Two short months ago it was generally expected that US interest rates would rise for the balance of the year — a move made possible by steady economic growth and general global stability. Here’s a representative piece of reporting from early April:
Nearly 75% of business and academic economists polled by The Wall Street Journal in recent days said the Fed would next raise its benchmark federal-funds rate at its June 14-15 policy meeting, down slightly from 76% in the Journal’s March survey.
The Fed in December raised its benchmark federal-funds rate to a range of 0.25% to 0.50% after holding it near zero for seven years, and pledged to raise it gradually in coming years. It held rates steady at its policy gatherings in January and March, citing weak inflation and global economic and financial uncertainty.
Fed officials at their March meeting expected to raise the fed-funds rate by a half a percentage point this year. That implies a slower pace than they predicted in December, when they penciled in a total increase of a full percentage point by year’s end.
The private forecasters on average saw the fed-funds rate at 0.84% at the end of 2016, suggesting two quarter-point rate increases this year.
Just one economist—Bricklin Dwyer of BNP Paribas—said officials would wait until after 2017 to raise rates, while Vanderbilt University professor J. Dewey Daane said he wasn’t expecting another rate increase.
Ah, the good old days, when crises were few and mostly far away, governments could be trusted to cope, and the Fed could use terms like “normalize” with a straight face. Now, alas, it’s all about damage control — and rats jumping ship. Some components of the gathering storm:
Brexit fallout. Several interesting post-vote developments include a plunging pound sterling, decapitation of the major UK political parties, and — much more serious from a financial stability point of view — a wave of withdrawals from UK property funds that have forced a total of 6 to halt redemptions. That’s reminiscent of those Bear Stearns hedge funds that did something similar just before the Great Recession hit.

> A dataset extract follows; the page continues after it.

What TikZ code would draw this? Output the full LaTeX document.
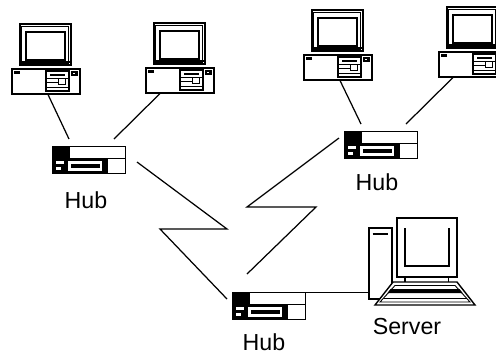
\documentclass[tikz,border=0pt]{standalone}
\usepackage{fontspec}
\setmainfont{Liberation Sans}
\tikzset{
  wire/.style={line width=0.7pt},
  tag/.style={inner sep=0pt, font=\fontsize{13.2}{15}\selectfont},
  pc/.pic={
    % gabinete
    \draw[line width=0.6pt] (0,0) rectangle (68,25);
    \draw[line width=1.1pt] (68,0) -- (68,25) -- (0,25);
    \draw[line width=1.2pt] (2,3.5) -- (8,3.5);
    \draw[line width=0.6pt] (34,2) rectangle (57,22);
    \fill (37.5,4.8) rectangle (52.5,6.6);
    \draw[line width=0.5pt] (34,9.7) -- (57,9.7) (34,13.3) -- (46.7,13.3) (34,18) -- (57,18);
    \draw[line width=0.5pt] (46.7,9.7) rectangle (53.3,15);
    \fill (58.7,1.7) rectangle (66,6.7);
    \fill[white] (61,3.5) rectangle (63,5);
    % monitor
    \draw[line width=1pt] (7.7,-44.7) rectangle (58.7,-4);
    \draw[line width=0.3pt] (9.7,-42.7) rectangle (56.7,-6);
    \draw[line width=1.1pt] (14.3,-36.7) rectangle (53,-9.3);
    \draw[line width=0.9pt] (7.7,-7) -- (58.7,-7);
    \draw[line width=0.5pt] (21,-7) -- (21,-4) (33.7,-7) -- (33.7,-4);
    \coordinate (-l) at (14,25.5);
    \coordinate (-r) at (36,25.5);
  },
  hub/.pic={
    \fill (0,0) rectangle (74,28);
    \fill[white] (18,1.3) rectangle (72.7,11.7);
    \fill[white] (56,13) rectangle (72.7,26.7);
    \fill[white] (16,14.5) rectangle (50,25);
    \fill (19,17.5) rectangle (48,22);
    \fill[white] (4,15) rectangle (12,18);
    \fill[white] (4,20.5) rectangle (9,24);
    \coordinate (-nw) at (17,-7);
    \coordinate (-ne) at (62,-7);
    \coordinate (-e) at (85,16);
    \coordinate (-w) at (-5,7);
    \coordinate (-up) at (15,-18);
    \coordinate (-port) at (74,0.5);
  },
  server/.pic={
    % torre
    \draw[line width=0.8pt] (0,0) rectangle (23,71);
    \draw[line width=1.3pt] (3.5,6) -- (19,6);
    % monitor
    \draw[line width=0.9pt] (28,-10) rectangle (88,49);
    \draw[line width=0.9pt] (36,0) -- (36,38) -- (80,38) -- (80,0);
    \draw[line width=0.6pt] (36,49) -- (36,55) (79.5,49) -- (79.5,55);
    % teclado
    \filldraw[fill=white, line width=0.8pt] (24,54) -- (88,54) -- (106,77) -- (6,77) -- cycle;
    \draw[line width=0.5pt] (26,57.5) -- (86,57.5) -- (101,74) -- (11,74) -- cycle;
    \fill (21.5,61) -- (90.5,61) -- (93.6,65) -- (18.5,65) -- cycle;
    \draw[line width=0.5pt] (14.5,70.3) -- (97.5,70.3);
    \coordinate (-port) at (0,64.5);
  },
}

\begin{document}
\begin{tikzpicture}[x=0.02cm, y=-0.02cm]
    \useasboundingbox (0,0) rectangle (496,353);
    \clip (0,0) rectangle (496,353);
    % Computadores
    \pic (pc1) at (12,69)  {pc};
    \pic (pc2) at (146,68) {pc};
    \pic (pc3) at (304,55) {pc};
    \pic (pc4) at (439,52) {pc};
    % Hubs e servidor
    \pic (h1)  at (52,146)  {hub};
    \pic (h2)  at (344,131) {hub};
    \pic (h3)  at (232,292) {hub};
    \pic (srv) at (369,228) {server};
    \node[tag] (t1) at (86,200)  {Hub};
    \node[tag] (t2) at (377,182) {Hub};
    \node[tag] (t3) at (264,342) {Hub};
    \node[tag] (t4) at (407,327) {Server};
    % Ligacoes
    \draw[wire] (pc1-r) -- (h1-nw);
    \draw[wire] (pc2-l) -- (h1-ne);
    \draw[wire] (pc3-r) -- (h2-nw);
    \draw[wire] (pc4-l) -- (h2-ne);
    \draw[wire] (h1-e) -- ++(90,67) -- ++(-67,0) -- (h3-w);
    \draw[wire] (h3-up) -- ++(69,-67) -- ++(-69,0) -- (h2-w);
    \draw[wire] (h3-port) -- (srv-port);
\end{tikzpicture}
\end{document}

Italian bank collapse. These banks have had 15%+ non-performing loan ratios for the past year, which is to say they’re already dead but, inexplicably, are still walking around. Now they’re tanking and the Italian government will soon be forced to bail them out. And — here’s the really scary part — in his desperation, Italy’s prime minister today asserted that Deutsche Bank is actually more dangerous that its Italian counterparts. Governments competing over whose banks are in worse shape are playing with fire.
Interest rates plunge. Already-ridiculously-low interest rates have, Post-Brexit, fallen further. US 10-year Treasuries now yield just 1.4%, which means negative rates may be coming to America. Kind of strange, really, that everyone else is already there and the US for some reason isn’t. In any event, interest rates were already fatally-low for many financial business models including money market funds, pension funds and insurance companies, so the ongoing drop is another nail in those coffins. Expect some big, hairy failures in the year ahead.
Add it all up and a picture emerges of a global crisis with Europe at its epicenter. Brexit, contrary to conventional wisdom, is a side-effect of this mess rather than a cause. Italy’s banks were always going to need a bail-out and Deutsche Bank was always going to blow up. Viewed through this longer-term lens, Britain’s decision to get out while the getting is relatively good may turn out to be prescient because it allows for a dramatic currency devaluation which should cushion the domestic economy from external shocks. As with choosing not to adopt the euro back in 2002, being near Europe but not of it will be far better than the alternative in years to come.
As for the Fed, the idea that the US can raise interest rates while the above is going on is ludicrous. Much more likely is a zero to slightly negative Fed Funds rate by this time next year, with a near-flat yield curve as long rates fall faster than short. And since raising rates was the only remaining way to save the US financial sector from the ravages of low returns, look for the crisis to migrate across the pond shortly.